String Buffers?

J

Jamie

Hello Newsgroup:

I'm not a C programmer, though I've dabbled on and off through the years. (wish
I could justify doing more in C/C++ because it is enjoyable, just highly time
consuming compared to other languages)

Mostly when I use 'C' it's just to fork a process set-ID or send a signal to
another process, etc... real basic stuff. I'm not seasoned in it and still
find the syntax of structs and arrays confusing.

Anyhow, I was surprised my books don't discuss the area of basic, mundane
string/append buffers.

Classic example being something that accumulates text (like an expat
handler in perl might need to do)

I wrote a linked list / string buffer as a pet project, mainly because
I would like to get better at C, in case I ever have the opportunity
to use C.

It's linked list is in "blocks", tracks the TAIL of the list rather then the
head to make appends faster, and it doesn't need to call strlen() on the whole
string each time an append is required (it only needs strlen() to get the length
of the new part)

For review/manglement/flames and entanglements:

http://geniegate.com/other/slbuf/

These compile on a UNIX machine. Using the 'time' command, under *ideal*
conditions, (larger strings with many many appends and a decent sized block
size) a combination linked list with a stringbuffer APPEARS to run about 10
times faster than realloc + strcat. (but, in less then ideal conditions, it can
end up running slower, low block sizes really slow it down)

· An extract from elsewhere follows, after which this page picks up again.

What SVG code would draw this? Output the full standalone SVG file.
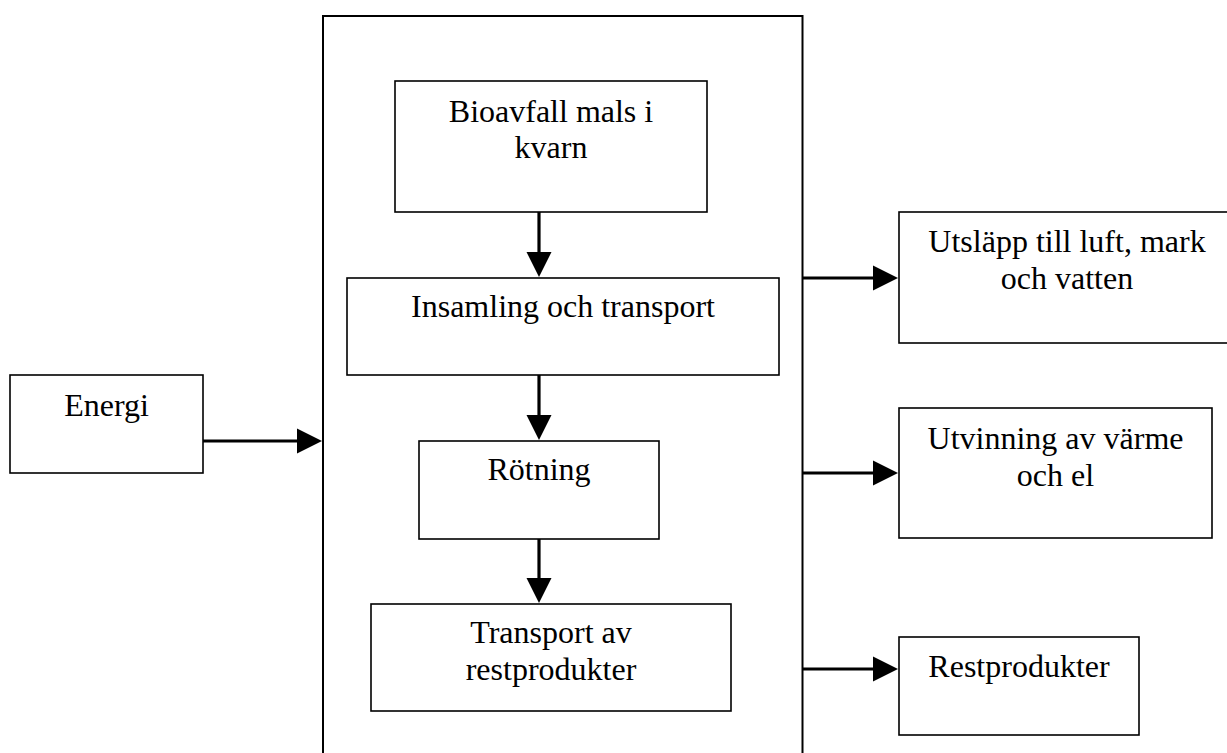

The "sample program" is a utility that slurps stdin into a stringbuffer translating
[<>&"] into their respective HTML entities and spits out a crude HTML document
of the text. Not exactly a useful program (would of course be best to spit it
out in chunks) but it does illustrate using the stringbuffer in a "real" program.
(don't run it on a HUGE file, it slurps all of stdin)

On an old box, 100,000 iterations of 50+ appends takes about 2-3 seconds -vs-
around 13 seconds for the realloc + strcat approach.

I'm surprised my books don't talk about stringbuffers (Or, perhaps
I wasn't looking in the right places?) Seems like a really common operation.

Am I missing something obvious?

In practice, are linked lists better at dealing with memory fragmentation,
or is realloc best? (how do you know when there is fragmentation?)

Jamie
 
F

Frank Silvermann

Jamie said:
Hello Newsgroup:

I'm not a C programmer, though I've dabbled on and off through the years. (wish
I could justify doing more in C/C++ because it is enjoyable, just highly time
consuming compared to other languages)

Mostly when I use 'C' it's just to fork a process set-ID or send a signal to
another process, etc... real basic stuff. I'm not seasoned in it and still
find the syntax of structs and arrays confusing.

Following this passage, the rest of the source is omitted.